#### STATED GOAL:
Return precisely the span of lines from the top of the material below to the line containing "plt.rcParams['hatch.linewidth'] = 0.7", both included. Pictures are excluded.
+++++
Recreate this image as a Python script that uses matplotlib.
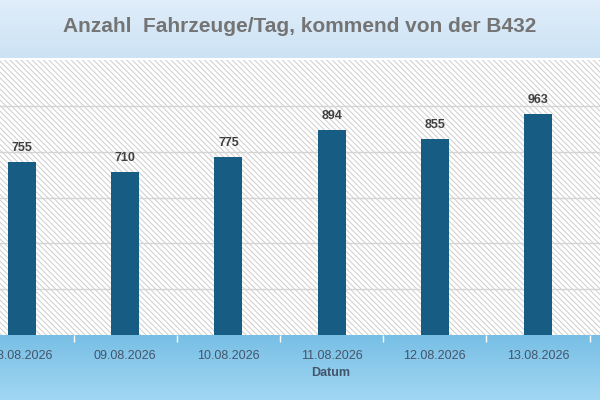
import numpy as np
import matplotlib
matplotlib.use("Agg")
import matplotlib.pyplot as plt
from matplotlib.patches import Rectangle

# Data
dates = ["08.08.2026", "09.08.2026", "10.08.2026", "11.08.2026", "12.08.2026", "13.08.2026"]
vehicles = [755, 710, 775, 894, 855, 963]
title = "Anzahl  Fahrzeuge/Tag, kommend von der B432"

plt.rcParams['font.family'] = ['Liberation Sans', 'DejaVu Sans']
plt.rcParams['hatch.linewidth'] = 0.7

fig = plt.figure(figsize=(6, 4), dpi=100)

# Background bands (pixel coordinates, y downwards)
bg = fig.add_axes([0, 0, 1, 1])
bg.axis("off")
grad = np.linspace(0, 1, 50).reshape(-1, 1)
c1, c2 = np.array([0.88, 0.93, 0.98]), np.array([0.80, 0.89, 0.96])
bg.imshow(c1 + (c2 - c1) * grad[..., None], extent=(0, 600, 58, 0), aspect="auto")
c3, c4 = np.array([0.47, 0.75, 0.90]), np.array([0.63, 0.84, 0.95])
bg.imshow(c3 + (c4 - c3) * grad[..., None], extent=(0, 600, 400, 335), aspect="auto")
bg.set_xlim(0, 600)
bg.set_ylim(400, 0)

# Plot area
ax = fig.add_axes([0, 1 - 335 / 400, 1, (335 - 60) / 400])
ax.add_patch(Rectangle((0, 0), 1, 1, transform=ax.transAxes, facecolor="white",
                       edgecolor="#cdcdcd", hatch="\\" * 6, lw=0, zorder=0))
ax.set_facecolor("white")
for s in ax.spines.values():
    s.set_visible(False)

ax.set_yticks([200, 400, 600, 800, 1000])
ax.yaxis.grid(True, color="#d4d4d4", lw=1)
ax.set_axisbelow(True)
ax.tick_params(axis="y", left=False, labelleft=False)

x = np.arange(len(dates))
ax.bar(x, vehicles, width=0.27, color="#175d83", zorder=3)
for xi, v in zip(x, vehicles):
    ax.annotate(str(v), (xi, v), xytext=(0, 6), textcoords="offset points",
                ha="center", va="bottom", fontsize=9, fontweight="bold", color="#404040")

ax.set_xticks(x)
ax.set_xticklabels(dates, fontsize=9, color="#44546a")
ax.set_xticks(np.arange(-0.5, 6.5, 1), minor=True)
ax.tick_params(axis="x", which="major", length=0, pad=11)
ax.tick_params(axis="x", which="minor", length=5, color="white", width=1)
ax.set_xlim(-0.213, 5.60)
ax.set_ylim(0, 1200)

fig.text(331 / 600, 1 - 373 / 400, "Datum", ha="center", va="center",
         fontsize=9, fontweight="bold", color="#44546a")
fig.text(0.5, 1 - 27 / 400, title, ha="center", va="center",
         fontsize=15, fontweight="bold", color="#747474")

fig.savefig("out.png", dpi=100)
+++++
#### FINISHED EXERCISE:
Recreate this image as a Python script that uses matplotlib.
import numpy as np
import matplotlib
matplotlib.use("Agg")
import matplotlib.pyplot as plt
from matplotlib.patches import Rectangle

# Data
dates = ["08.08.2026", "09.08.2026", "10.08.2026", "11.08.2026", "12.08.2026", "13.08.2026"]
vehicles = [755, 710, 775, 894, 855, 963]
title = "Anzahl  Fahrzeuge/Tag, kommend von der B432"

plt.rcParams['font.family'] = ['Liberation Sans', 'DejaVu Sans']
plt.rcParams['hatch.linewidth'] = 0.7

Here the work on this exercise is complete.